9) – Resistance to “ease of use” and “cost reductions” is futile.

Part of me as a consultant at the time wanted to resist these “Automated EL Tools” EL (Extract and Load) vs ETL – (Extract, Transform, and Load) or ELT (Extract, Load, and then Transform within the database).  As I tested out Stitch and Fivetran though, I knew that resistance was futile. The ease of use of these tools and the reduction of development and maintenance costs cannot be overlooked. There was no way to stop the data market from embracing these easier-to-use data pipeline automation tools.

What was even more compelling is you can set up automated extract and load jobs within minutes or hours most of the time. This is unlike any of the previous ETL tools we have been using for decades which were mostly software installations. These installations took capacity planning, procurement, and all sorts of organizational business friction to even get started at all. With Fivetran and Hightouch, there is no engineering or developer expertise needed for almost all of the work. In some cases, it can be beneficial to have the expertise of data engineers and architects involved.

Overall, the concept is simple: connecting destinations and connectors to facilitate Fivetran. Destinations refer to databases or data stores. Connectors are sources of data, such as Zendesk, Salesforce, or one of the many other connectors in Fivetran. Fivetran and Hightouch are great examples of trends in data services and tools that really speed up the process of getting value from your data.

 

10) – Growth of Automated and Integrated Machine Learning Pipelines with Data.

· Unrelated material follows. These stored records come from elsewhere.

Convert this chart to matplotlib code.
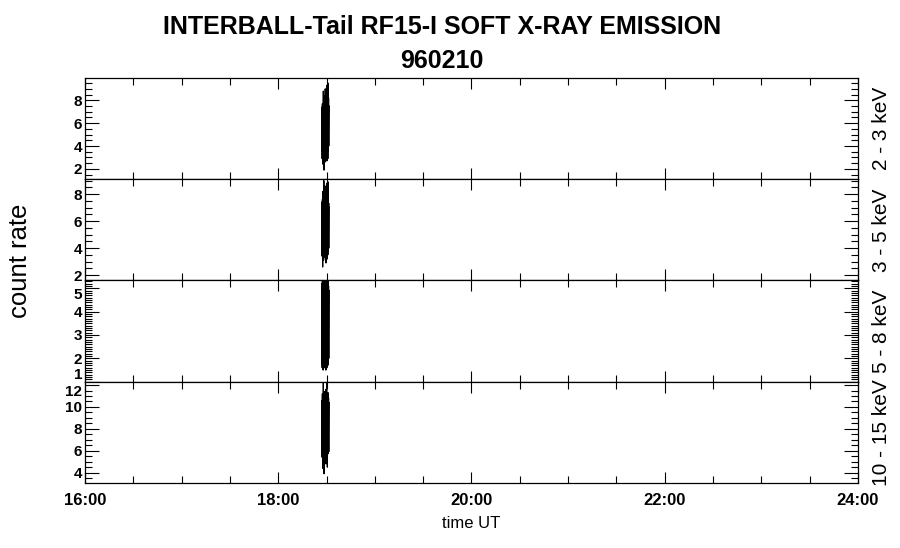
import numpy as np
import matplotlib
matplotlib.use("Agg")
import matplotlib.pyplot as plt
from matplotlib.ticker import MultipleLocator, FuncFormatter

plt.rcParams['font.family'] = ['Liberation Sans', 'DejaVu Sans']

# sample times: start (hours UT) and step (seconds)
t_start = 18.45
dt_sec = 8.8

channels = ["2 - 3 keV", "3 - 5 keV", "5 - 8 keV", "10 - 15 keV"]

rate_2_3 = [3.6, 7.4, 2.9, 7.7, 3.3, 7.1, 2.4, 8.8, 3.0, 7.9, 1.9, 8.4, 3.4, 7.6, 2.6, 9.0,
            3.1, 8.1, 2.8, 7.3, 3.5, 9.3, 2.7, 8.6, 3.2, 7.8, 2.9, 9.5, 3.6, 8.2, 4.0, 7.5]
rate_3_5 = [3.8, 7.4, 3.4, 7.6, 2.6, 8.2, 3.6, 7.3, 3.1, 9.0, 3.5, 7.7, 3.9, 7.2, 3.3, 8.6,
            3.6, 7.5, 2.9, 7.9, 3.4, 8.8, 3.7, 7.4, 3.2, 7.6, 3.5, 8.9, 3.8, 7.1, 4.0, 7.3]
rate_5_8 = [1.8, 5.2, 1.6, 5.4, 1.9, 5.3, 1.5, 5.4, 1.7, 5.2, 1.8, 5.5, 1.6, 5.3, 1.9, 5.4,
            1.7, 5.3, 1.5, 5.4, 1.8, 5.2, 1.6, 5.5, 1.9, 5.3, 1.7, 5.4, 1.8, 5.1, 2.0, 4.9]
rate_10_15 = [5.9, 10.6, 5.4, 11.2, 4.4, 10.9, 5.7, 12.5, 5.2, 11.0, 3.9, 10.7, 5.6, 11.4, 5.1, 10.8,
              5.5, 11.6, 4.8, 10.9, 5.8, 12.4, 5.3, 11.1, 4.5, 10.6, 5.7, 11.3, 6.0, 10.8, 5.9, 10.4]

rates = [rate_2_3, rate_3_5, rate_5_8, rate_10_15]
ylims = [(1.1, 9.95), (1.6, 9.1), (1.0, 5.33), (3.05, 12.3)]
yminor = [0.5, 0.5, 0.1, 0.5]
ymajor = [2, 2, 1, 2]

xticks = [16, 18, 20, 22, 24]
xticklabels = ["16:00", "18:00", "20:00", "22:00", "24:00"]

fig, axes = plt.subplots(4, 1, figsize=(9, 5.48), dpi=100, sharex=True)
plt.subplots_adjust(left=0.0944, right=0.9533, top=0.8577, bottom=0.1186, hspace=0)

for i, ax in enumerate(axes):
    y = np.array(rates[i])
    t = t_start + np.arange(len(y)) * dt_sec / 3600.0
    ax.plot(t, y, color="black", lw=0.9)
    ax.set_xlim(16, 24)
    ax.set_ylim(*ylims[i])
    ax.yaxis.set_major_locator(MultipleLocator(ymajor[i]))
    ax.yaxis.set_minor_locator(MultipleLocator(yminor[i]))
    ax.yaxis.set_major_formatter(FuncFormatter(lambda v, p: "%d" % v))
    ax.xaxis.set_major_locator(MultipleLocator(2))
    ax.xaxis.set_minor_locator(MultipleLocator(0.5))
    ax.tick_params(axis="both", which="both", direction="in", top=True, right=True,
                   width=0.8, colors="black")
    ax.tick_params(axis="y", which="major", length=10, labelsize=11, pad=2)
    ax.tick_params(axis="y", which="minor", length=5)
    ax.tick_params(axis="x", which="major", length=8)
    ax.tick_params(axis="x", which="minor", length=5)
    for s in ax.spines.values():
        s.set_linewidth(0.9)
    ax.text(1.03, 0.5, channels[i], transform=ax.transAxes, rotation=90,
            ha="center", va="center", fontsize=15)

fig.canvas.draw()
for i, ax in enumerate(axes):
    labs = ax.get_yticklabels()
    for lab in labs:
        lab.set_fontweight("bold")
    # nudge edge labels apart where panels meet
    lo, hi = ylims[i]
    for tv, lab in zip(ax.get_yticks(), labs):
        if abs(tv - lo) < 0.05:
            lab.set_va("bottom")
        elif hi - tv < 0.35:
            lab.set_va("top")

axes[-1].set_xticks(xticks)
axes[-1].set_xticklabels(xticklabels, fontsize=12, fontweight="bold")
axes[-1].tick_params(axis="x", pad=7)
axes[-1].set_xlabel("time UT", fontsize=12, labelpad=6)

fig.text(0.022, 0.524, "count rate", rotation=90, ha="center", va="center", fontsize=18.5)
fig.text(0.491, 0.951, "INTERBALL-Tail RF15-I SOFT X-RAY EMISSION", ha="center", va="center",
         fontsize=18, fontweight="bold")
fig.text(0.491, 0.889, "960210", ha="center", va="center", fontsize=18, fontweight="bold")

fig.savefig("out.png", dpi=100)
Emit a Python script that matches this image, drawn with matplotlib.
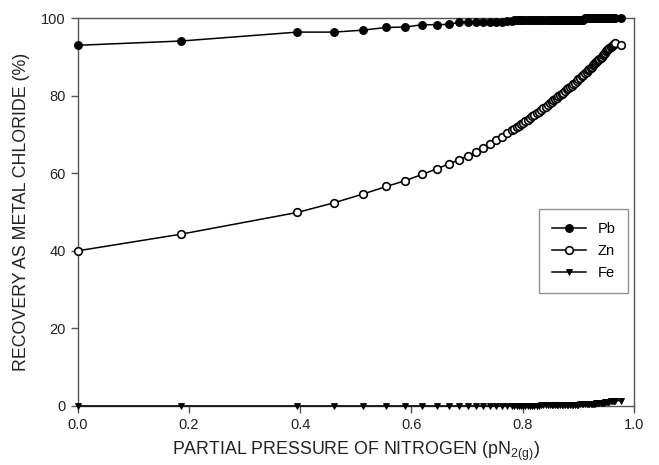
import matplotlib
matplotlib.use("Agg")
import matplotlib.pyplot as plt

plt.rcParams['font.family'] = ['Liberation Sans', 'DejaVu Sans']

# partial pressure of N2 (x), dense toward the end
p_n2 = [0.0, 0.186, 0.395, 0.461, 0.512, 0.555, 0.589, 0.619, 0.645, 0.667,
        0.685, 0.701, 0.716, 0.729, 0.741, 0.752, 0.762, 0.772,
        0.781, 0.785, 0.789, 0.793, 0.797, 0.801, 0.805, 0.809, 0.813, 0.817,
        0.821, 0.825, 0.829, 0.833, 0.837, 0.841, 0.845, 0.849,
        0.852, 0.855, 0.858, 0.861, 0.864, 0.867, 0.870, 0.873, 0.876, 0.879,
        0.882, 0.885, 0.888, 0.891, 0.894, 0.897, 0.900, 0.903, 0.906, 0.909,
        0.912, 0.915, 0.918,
        0.920, 0.922, 0.924, 0.926, 0.928, 0.930, 0.932, 0.934, 0.936, 0.938,
        0.940, 0.942, 0.944, 0.946, 0.948, 0.950, 0.952, 0.954, 0.956, 0.958,
        0.960, 0.962, 0.964, 0.966,
        0.977]

pb = [93.0, 94.1, 96.4, 96.4, 96.9, 97.6, 97.7, 98.3, 98.3, 98.4,
      98.9, 99.0, 99.0, 99.0, 99.1, 99.1, 99.1, 99.2,
      99.3, 99.5, 99.5, 99.5, 99.5, 99.5, 99.5, 99.5, 99.5, 99.5,
      99.5, 99.5, 99.5, 99.6, 99.6, 99.6, 99.6, 99.6,
      99.6, 99.6, 99.6, 99.6, 99.6, 99.6, 99.6, 99.6, 99.6, 99.6,
      99.6, 99.6, 99.6, 99.6, 99.6, 99.6, 99.6, 99.6, 99.6, 99.6,
      100.0, 100.0, 100.0,
      100.0, 100.0, 100.0, 100.0, 100.0, 100.0, 100.0, 100.0, 100.0, 100.0,
      100.0, 100.0, 100.0, 100.0, 100.0, 100.0, 100.0, 100.0, 100.0, 100.0,
      100.0, 100.0, 100.0, 100.0,
      100.0]

zn = [40.0, 44.3, 49.9, 52.4, 54.6, 56.6, 58.1, 59.7, 61.1, 62.4,
      63.4, 64.5, 65.6, 66.6, 67.6, 68.5, 69.4, 70.3,
      71.1, 71.5, 71.9, 72.3, 72.6, 73.0, 73.4, 73.8, 74.2, 74.7,
      75.1, 75.5, 75.9, 76.3, 76.8, 77.2, 77.7, 78.1,
      78.4, 78.8, 79.1, 79.5, 79.8, 80.2, 80.5, 80.8, 81.2, 81.6,
      81.9, 82.3, 82.6, 83.0, 83.4, 83.8, 84.2, 84.6, 85.0, 85.4,
      85.8, 86.2, 86.7,
      87.0, 87.2, 87.5, 87.8, 88.1, 88.4, 88.7, 89.0, 89.2, 89.5,
      89.8, 90.1, 90.5, 90.8, 91.1, 91.4, 91.7, 92.0, 92.3, 92.6,
      92.9, 93.2, 93.4, 93.6,
      93.2]

fe = [0.0, 0.0, 0.0, 0.0, 0.0, 0.0, 0.0, 0.0, 0.0, 0.0,
      0.0, 0.0, 0.0, 0.0, 0.0, 0.0, 0.0, 0.0,
      0.0, 0.0, 0.0, 0.05, 0.05, 0.05, 0.05, 0.1, 0.1, 0.1,
      0.1, 0.1, 0.1, 0.15, 0.15, 0.15, 0.15, 0.15,
      0.2, 0.2, 0.2, 0.2, 0.2, 0.25, 0.25, 0.25, 0.25, 0.3,
      0.3, 0.3, 0.3, 0.3, 0.35, 0.35, 0.35, 0.4, 0.4, 0.4,
      0.45, 0.45, 0.45,
      0.5, 0.5, 0.55, 0.55, 0.6, 0.6, 0.65, 0.65, 0.7, 0.7,
      0.75, 0.8, 0.85, 0.85, 0.9, 0.95, 1.0, 1.05, 1.1, 1.15,
      1.2, 1.25, 1.3, 1.35,
      1.4]

fig = plt.figure(figsize=(6.59, 4.65), dpi=100)
ax = fig.add_axes([0.118, 0.127, 0.844, 0.834])

ax.plot(p_n2, pb, color='black', lw=1.1, marker='o', ms=5.5, mfc='black',
        mec='black', mew=0.9, label='Pb', clip_on=False, zorder=3)
ax.plot(p_n2, zn, color='black', lw=1.1, marker='o', ms=5.5, mfc='white',
        mec='black', mew=1.2, label='Zn', clip_on=False, zorder=3)
ax.plot(p_n2, fe, color='black', lw=1.1, marker='v', ms=5, mfc='black',
        mec='black', mew=0.6, label='Fe', clip_on=False, zorder=3)

ax.set_xlim(0, 1.0)
ax.set_ylim(0, 100)
ax.set_xticks([0.0, 0.2, 0.4, 0.6, 0.8, 1.0])
ax.set_xticklabels(['0.0', '0.2', '0.4', '0.6', '0.8', '1.0'])
ax.set_yticks([0, 20, 40, 60, 80, 100])

for s in ax.spines.values():
    s.set_color('#555555')
    s.set_linewidth(1.0)
ax.tick_params(direction='out', length=5, width=1, color='#555555',
               labelsize=10.5, labelcolor='#222222', top=False, right=False)

ax.set_xlabel('PARTIAL PRESSURE OF NITROGEN (pN$_{\\mathregular{2(g)}}$)',
              fontsize=12.8, color='#222222', labelpad=6)
ax.set_ylabel('RECOVERY AS METAL CHLORIDE (%)', fontsize=12.8,
              color='#222222', labelpad=8)

leg = ax.legend(loc='center right', bbox_to_anchor=(1.003, 0.40),
                fancybox=False, edgecolor='#777777', fontsize=10.5,
                handlelength=2.3, borderpad=0.9, labelspacing=0.55)
leg.get_frame().set_linewidth(1.0)

fig.savefig('out.png', dpi=100)
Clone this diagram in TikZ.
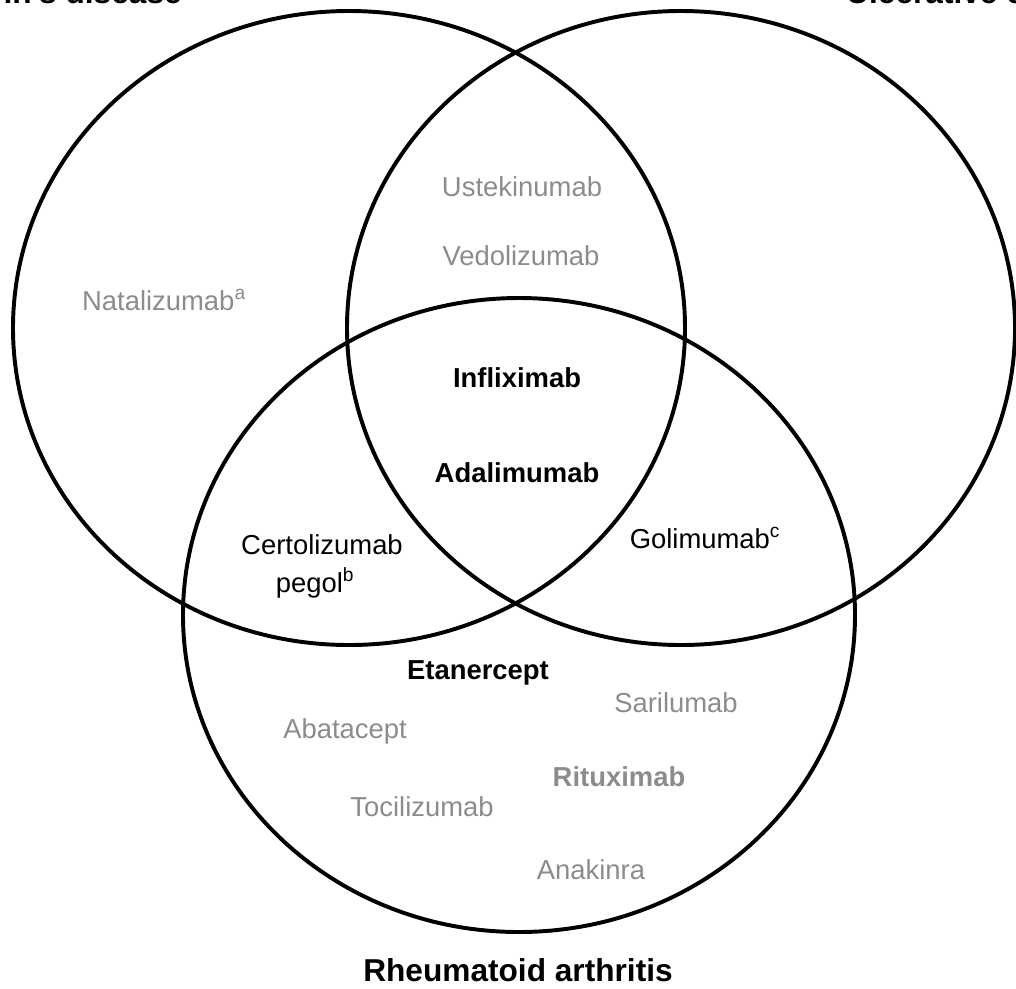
\documentclass[tikz,border=0pt]{standalone}
\usepackage{fontspec}
\setmainfont{Liberation Sans}
\usepackage{tikz}
\definecolor{drugGray}{HTML}{8C8C8C}
\tikzset{
	drug/.style={font=\fontsize{19.5}{22}\selectfont, text=drugGray, inner sep=0pt},
	approved/.style={font=\fontsize{19.5}{22}\selectfont, text=black, inner sep=0pt},
	key/.style={font=\fontsize{19.5}{22}\selectfont\bfseries, text=black, inner sep=0pt},
	title/.style={font=\fontsize{22.5}{26}\selectfont\bfseries, text=black, inner sep=0pt},
	ring/.style={line width=2.8pt, black}
}

\begin{document}
\begin{tikzpicture}[x=0.025cm, y=-0.025cm]
\useasboundingbox (0,0) rectangle (1016,988);
\clip (0,0) rectangle (1016,988);

% the three disease sets
\draw[ring] (349, 328) ellipse (336 and 317);
\draw[ring] (681, 328) ellipse (334 and 317);
\draw[ring] (519, 615) ellipse (336 and 317);

% set titles
\node[title, anchor=base east] (crohn) at (182, 3) {Crohn's disease};
\node[title, anchor=base west] (uc) at (846, 3) {Ulcerative colitis};
\node[title] (ra) at (518, 970) {Rheumatoid arthritis};

% Crohn's disease only
\node[drug] (natalizumab) at (164, 300) {Natalizumab\textsuperscript{a}};

% Crohn's disease and ulcerative colitis
\node[drug] (ustekinumab) at (522, 187) {Ustekinumab};
\node[drug] (vedolizumab) at (521, 256) {Vedolizumab};

% all three
\node[key] (infliximab) at (517, 378) {Infliximab};
\node[key] (adalimumab) at (517, 473) {Adalimumab};

% two of three
\node[approved] (certolizumab) at (322, 545) {Certolizumab};
\node[approved] (pegol) at (315, 583) {pegol\textsuperscript{b}};
\node[approved] (golimumab) at (705, 538) {Golimumab\textsuperscript{c}};

% rheumatoid arthritis only
\node[key] (etanercept) at (478, 673) {Etanercept};
\node[drug] (sarilumab) at (676, 703) {Sarilumab};
\node[drug] (abatacept) at (345, 731) {Abatacept};
\node[key, text=drugGray] (rituximab) at (619, 777) {Rituximab};
\node[drug] (tocilizumab) at (422, 807) {Tocilizumab};
\node[drug] (anakinra) at (591, 870) {Anakinra};
\end{tikzpicture}
\end{document}
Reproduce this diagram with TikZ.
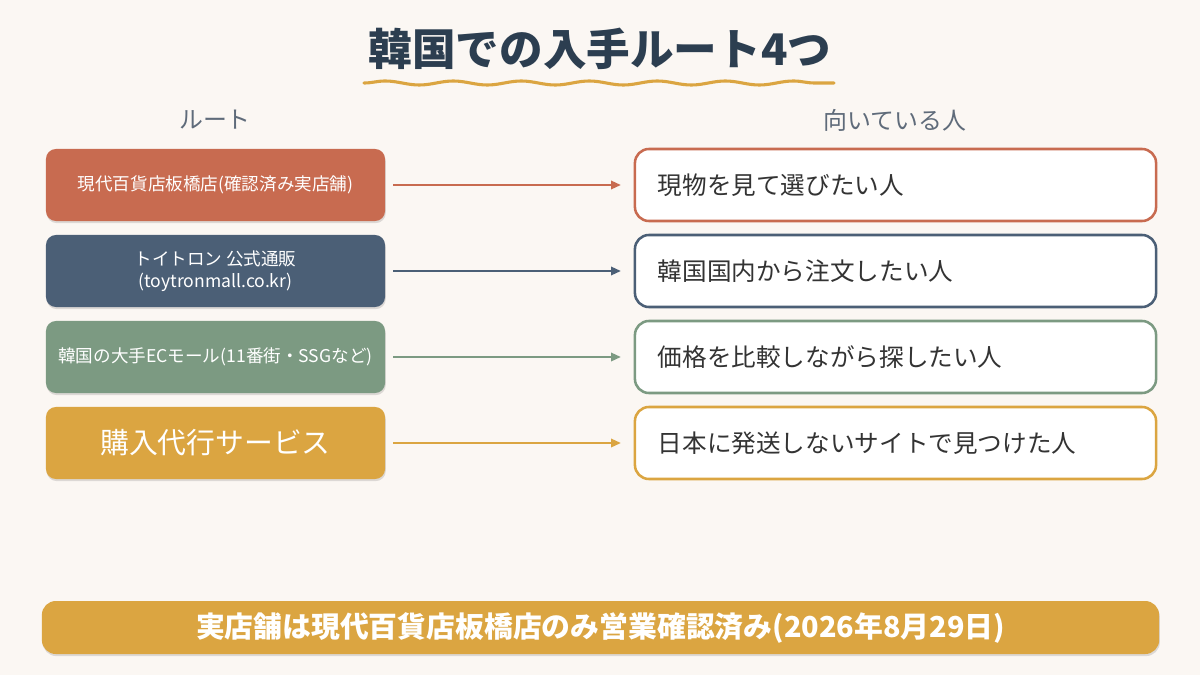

Many companies, including Data Robot, Dataiku, H2O, and Sagemaker, are working to achieve this goal. However, this field appears to be in its early stages, with no single vendor having gained widespread adoption or mindshare. Currently, the market is fragmented, and it is difficult to predict which of these tools and vendors will succeed in the long run.

 

Snowflake’s Announcements related to Data to Value

Snowflake is making significant investments and progress in the field of data analysis, with a focus on delivering value to its clients. Their recent announcements at the Snowflake Summit this year, as detailed in this source, highlight new features that are designed to enhance the Data to Value experience.

 

Snowflake recently announced its support of Hybrid Tables and the concept of Unistore.

This move is aimed at providing Online Transaction Processing (OLTP) to its customers. There has been great interest from customers in this concept, which allows for a single source of truth through web-based OLTP-type applications operating on Snowflake with Hybrid tables.

 

Announcements about Snowflake’s Native Apps:

 

  • Integrating Streamlit into Snowflake.

If done correctly, this could be yet another game-changer in turning data into value.
Please note that these two items mentioned not only enable data to be processed more quickly, but also significantly reduce the cost and complexity of developing data apps and combining OLTP/OLAP applications. This removes many of the barriers that come with requiring expensive, full-stack development. Streamlit aims to simplify the development of data applications by removing the complexity of the front-end and middle-tier components. (After all, aren’t most applications data-driven?) It is yet another low-code data development environment.)

  • Announcement of Snowpipe streamlining.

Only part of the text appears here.